The largest concentration of historical Dubai is in Deira.  Deira, also known as ‘Old Dubai,’ was the first area of Dubai settled, and parts of it reflect this past.  In Deira you can sip tea in a traditional Emirati home, buy saffron from the spice souq, walk around the Bastakia Quarter with its traditional Emirati buildings, marvel at the wind towers (old-school Emirati AC systems for cooling homes), and check out traditional flat bottom barrages, called dhows, being loaded at the wharfage.  Most of Dubai’s working class lives here.  And as such it’s an eclectic mix of Indian, Southeast Asian, Filipino, and traditional Emirati.  The streets here are a great place to wander.  One moment you’re walking past a small shop packed with Indians purchasing spices and then you turn a corner and see the Dubai Creek curving around the bend, docked dhows stocked to the brim with crates.

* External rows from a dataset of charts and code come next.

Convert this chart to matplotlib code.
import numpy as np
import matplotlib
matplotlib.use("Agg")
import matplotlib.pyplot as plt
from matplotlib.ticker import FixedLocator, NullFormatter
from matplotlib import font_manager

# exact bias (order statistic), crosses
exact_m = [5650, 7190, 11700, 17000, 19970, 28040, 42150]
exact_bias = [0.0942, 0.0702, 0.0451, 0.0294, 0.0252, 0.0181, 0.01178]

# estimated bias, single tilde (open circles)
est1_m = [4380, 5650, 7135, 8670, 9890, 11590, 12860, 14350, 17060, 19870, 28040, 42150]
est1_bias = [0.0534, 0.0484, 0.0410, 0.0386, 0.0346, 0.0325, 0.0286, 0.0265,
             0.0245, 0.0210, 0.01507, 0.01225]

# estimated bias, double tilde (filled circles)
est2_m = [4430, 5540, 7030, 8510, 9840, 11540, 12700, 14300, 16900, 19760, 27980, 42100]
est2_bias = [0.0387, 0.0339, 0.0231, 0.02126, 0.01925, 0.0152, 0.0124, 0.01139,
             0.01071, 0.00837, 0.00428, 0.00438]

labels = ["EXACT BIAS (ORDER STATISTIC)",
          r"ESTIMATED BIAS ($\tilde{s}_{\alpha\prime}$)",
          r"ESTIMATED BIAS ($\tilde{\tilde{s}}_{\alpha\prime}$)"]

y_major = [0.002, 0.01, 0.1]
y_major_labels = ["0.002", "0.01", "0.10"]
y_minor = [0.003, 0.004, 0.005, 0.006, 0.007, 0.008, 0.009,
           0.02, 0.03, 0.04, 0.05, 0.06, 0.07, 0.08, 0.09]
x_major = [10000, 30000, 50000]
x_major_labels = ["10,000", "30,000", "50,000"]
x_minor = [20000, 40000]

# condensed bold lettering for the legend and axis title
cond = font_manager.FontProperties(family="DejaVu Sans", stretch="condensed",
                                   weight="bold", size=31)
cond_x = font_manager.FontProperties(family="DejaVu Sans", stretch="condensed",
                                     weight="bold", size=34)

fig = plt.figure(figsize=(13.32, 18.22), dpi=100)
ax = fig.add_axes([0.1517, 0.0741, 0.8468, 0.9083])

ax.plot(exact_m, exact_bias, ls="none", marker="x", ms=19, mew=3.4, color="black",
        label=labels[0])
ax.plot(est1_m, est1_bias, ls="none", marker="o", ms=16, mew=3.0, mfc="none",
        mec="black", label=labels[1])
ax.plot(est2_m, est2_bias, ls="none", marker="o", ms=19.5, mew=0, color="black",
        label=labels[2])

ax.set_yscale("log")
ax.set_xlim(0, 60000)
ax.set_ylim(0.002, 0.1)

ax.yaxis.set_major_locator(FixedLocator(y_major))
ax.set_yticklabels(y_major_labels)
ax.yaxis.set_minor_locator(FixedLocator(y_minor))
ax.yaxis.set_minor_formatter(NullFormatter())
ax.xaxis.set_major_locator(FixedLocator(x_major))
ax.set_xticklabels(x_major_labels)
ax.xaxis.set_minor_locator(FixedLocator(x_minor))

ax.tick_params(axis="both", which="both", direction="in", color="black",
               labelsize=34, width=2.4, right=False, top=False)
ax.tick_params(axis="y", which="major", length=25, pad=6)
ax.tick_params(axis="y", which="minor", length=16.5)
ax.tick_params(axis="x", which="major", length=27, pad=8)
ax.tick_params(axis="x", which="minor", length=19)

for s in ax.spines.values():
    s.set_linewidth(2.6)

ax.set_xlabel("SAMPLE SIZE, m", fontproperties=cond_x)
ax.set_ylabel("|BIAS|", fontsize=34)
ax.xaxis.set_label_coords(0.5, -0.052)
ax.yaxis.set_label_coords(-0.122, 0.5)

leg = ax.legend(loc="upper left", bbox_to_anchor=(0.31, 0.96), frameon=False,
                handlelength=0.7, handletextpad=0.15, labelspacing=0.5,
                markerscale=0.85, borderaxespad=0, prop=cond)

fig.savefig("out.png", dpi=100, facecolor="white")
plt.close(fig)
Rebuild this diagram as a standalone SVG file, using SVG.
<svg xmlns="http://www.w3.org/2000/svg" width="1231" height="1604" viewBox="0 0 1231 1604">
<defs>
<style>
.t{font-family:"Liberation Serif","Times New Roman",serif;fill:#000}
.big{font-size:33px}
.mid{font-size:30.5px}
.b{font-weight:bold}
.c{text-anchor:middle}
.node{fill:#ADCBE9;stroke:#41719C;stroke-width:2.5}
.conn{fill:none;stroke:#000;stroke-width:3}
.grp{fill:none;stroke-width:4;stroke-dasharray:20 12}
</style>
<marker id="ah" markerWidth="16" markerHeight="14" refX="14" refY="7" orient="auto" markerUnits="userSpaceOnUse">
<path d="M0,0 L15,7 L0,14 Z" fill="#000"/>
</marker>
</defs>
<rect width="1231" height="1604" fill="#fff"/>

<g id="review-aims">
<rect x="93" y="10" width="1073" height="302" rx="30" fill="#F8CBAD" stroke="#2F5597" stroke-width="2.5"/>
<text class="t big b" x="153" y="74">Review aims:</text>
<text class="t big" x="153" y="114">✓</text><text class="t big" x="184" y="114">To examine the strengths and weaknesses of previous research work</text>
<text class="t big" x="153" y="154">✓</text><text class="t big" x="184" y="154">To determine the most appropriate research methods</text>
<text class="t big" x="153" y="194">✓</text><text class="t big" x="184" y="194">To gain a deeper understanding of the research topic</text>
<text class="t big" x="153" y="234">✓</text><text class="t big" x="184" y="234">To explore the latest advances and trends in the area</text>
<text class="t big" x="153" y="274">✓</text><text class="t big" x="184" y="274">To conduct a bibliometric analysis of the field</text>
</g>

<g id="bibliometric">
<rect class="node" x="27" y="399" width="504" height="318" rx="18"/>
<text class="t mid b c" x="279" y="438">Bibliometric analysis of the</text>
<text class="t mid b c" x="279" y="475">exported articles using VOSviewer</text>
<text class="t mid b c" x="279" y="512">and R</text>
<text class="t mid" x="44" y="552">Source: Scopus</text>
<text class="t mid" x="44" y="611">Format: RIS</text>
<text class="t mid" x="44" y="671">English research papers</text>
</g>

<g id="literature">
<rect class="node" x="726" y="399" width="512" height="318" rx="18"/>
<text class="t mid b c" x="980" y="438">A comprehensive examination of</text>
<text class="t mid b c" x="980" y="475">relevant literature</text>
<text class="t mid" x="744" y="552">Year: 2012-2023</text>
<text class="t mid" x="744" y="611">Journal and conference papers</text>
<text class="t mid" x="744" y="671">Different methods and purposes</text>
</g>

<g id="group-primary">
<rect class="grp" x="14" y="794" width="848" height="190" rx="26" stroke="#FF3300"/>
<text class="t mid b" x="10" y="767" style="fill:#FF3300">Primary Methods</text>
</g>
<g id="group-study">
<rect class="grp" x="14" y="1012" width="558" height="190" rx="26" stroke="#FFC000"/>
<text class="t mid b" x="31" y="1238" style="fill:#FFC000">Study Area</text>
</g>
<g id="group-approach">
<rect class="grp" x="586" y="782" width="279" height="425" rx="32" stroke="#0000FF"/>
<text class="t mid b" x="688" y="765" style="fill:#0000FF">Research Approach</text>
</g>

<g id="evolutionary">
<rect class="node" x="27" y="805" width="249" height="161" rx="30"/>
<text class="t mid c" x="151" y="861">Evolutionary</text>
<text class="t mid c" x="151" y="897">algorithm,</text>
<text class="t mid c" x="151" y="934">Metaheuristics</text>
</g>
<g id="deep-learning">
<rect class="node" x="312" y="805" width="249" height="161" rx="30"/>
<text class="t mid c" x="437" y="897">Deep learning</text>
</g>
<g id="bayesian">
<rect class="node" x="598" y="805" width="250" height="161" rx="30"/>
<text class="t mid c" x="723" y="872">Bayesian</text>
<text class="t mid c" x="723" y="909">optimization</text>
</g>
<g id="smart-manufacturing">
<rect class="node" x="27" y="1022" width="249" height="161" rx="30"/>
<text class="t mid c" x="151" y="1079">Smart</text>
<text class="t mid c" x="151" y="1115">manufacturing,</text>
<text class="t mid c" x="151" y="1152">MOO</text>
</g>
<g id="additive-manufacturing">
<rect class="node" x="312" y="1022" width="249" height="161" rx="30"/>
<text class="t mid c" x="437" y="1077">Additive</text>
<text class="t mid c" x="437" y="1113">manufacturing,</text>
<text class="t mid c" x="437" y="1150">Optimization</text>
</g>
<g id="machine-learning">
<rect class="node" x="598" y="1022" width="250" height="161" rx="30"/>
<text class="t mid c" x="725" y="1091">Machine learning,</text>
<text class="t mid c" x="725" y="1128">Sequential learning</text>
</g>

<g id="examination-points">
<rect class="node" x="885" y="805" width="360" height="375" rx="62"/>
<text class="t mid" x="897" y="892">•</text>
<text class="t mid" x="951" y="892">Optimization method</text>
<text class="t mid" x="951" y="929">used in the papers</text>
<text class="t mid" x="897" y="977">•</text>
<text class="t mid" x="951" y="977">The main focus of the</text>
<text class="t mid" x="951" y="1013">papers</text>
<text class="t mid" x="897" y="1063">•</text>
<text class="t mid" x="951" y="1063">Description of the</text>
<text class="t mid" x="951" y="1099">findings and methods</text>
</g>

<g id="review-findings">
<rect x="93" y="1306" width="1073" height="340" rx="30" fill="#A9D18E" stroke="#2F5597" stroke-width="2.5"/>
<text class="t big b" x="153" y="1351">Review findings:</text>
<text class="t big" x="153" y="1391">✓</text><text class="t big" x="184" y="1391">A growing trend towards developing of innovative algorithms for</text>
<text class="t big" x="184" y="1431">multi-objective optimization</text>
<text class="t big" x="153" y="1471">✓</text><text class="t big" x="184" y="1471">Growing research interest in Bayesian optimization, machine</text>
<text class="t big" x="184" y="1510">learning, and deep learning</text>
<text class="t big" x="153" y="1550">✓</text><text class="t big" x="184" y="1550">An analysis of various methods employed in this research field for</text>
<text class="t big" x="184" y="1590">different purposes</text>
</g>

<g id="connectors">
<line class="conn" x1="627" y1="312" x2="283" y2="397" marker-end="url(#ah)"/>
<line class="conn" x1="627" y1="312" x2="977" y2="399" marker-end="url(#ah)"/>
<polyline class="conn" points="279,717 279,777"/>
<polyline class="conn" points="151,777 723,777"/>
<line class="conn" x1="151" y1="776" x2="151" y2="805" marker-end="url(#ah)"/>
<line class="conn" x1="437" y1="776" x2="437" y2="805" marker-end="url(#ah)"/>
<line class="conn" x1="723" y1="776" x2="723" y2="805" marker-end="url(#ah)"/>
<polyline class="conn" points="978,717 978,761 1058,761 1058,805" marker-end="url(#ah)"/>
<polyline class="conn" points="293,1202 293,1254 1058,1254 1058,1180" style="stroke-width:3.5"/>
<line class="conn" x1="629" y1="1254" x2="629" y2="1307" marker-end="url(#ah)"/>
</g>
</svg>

Grand Mosque. Abu Dhabi, UAE.
Grand Mosque. Abu Dhabi, UAE.

Unfortunately, very few traditional Emirati buildings exist in this city outside of Deira.  In other cities and towns in the United Arab Emirates, traditional Emirati culture still prevails.  But, the focus of Dubai has been to surpass modern and aim for futuristic.  The government and locals want to be at the forefront of architectural design and technology.  This focus on the future has left much of the Emirati history undervalued. For the moment, there are still pockets of Dubai’s past in Deira.

Intrepid and curious travelers can have a wonderfully polar experience in Dubai.  One day, marvel at the strangely futuristic, yet beautiful buildings near the Burj Khalifa and Dubai Marina.  Then the next day get lost in the old souqs of the Deira district, followed by an evening of enjoying the most genuine form of Emirati cuisine – fish from the harbor.

Dubai is the city that was imagined.  And to an extent still is being imagined.  A common saying among the expats is that “when the cranes are taken down we are moving back home.”  Dubai’s growth and ingenuity at that point would come to an end.  Anything that can be imagined can be built in Dubai.  But, that fact gives the city an artificial feeling instead of a sense of organic growth. When viewed from the air, Dubai is a cluster of futuristic skyscrappers plopped down in the desert.  It’s a metropolis of skyscrappers, sand and cranes.  This artificial nature often deters travelers seeking an authentic feeling city.  But, with a little persistence and research any traveler can find authenticity amongst the great experiment that is Dubai.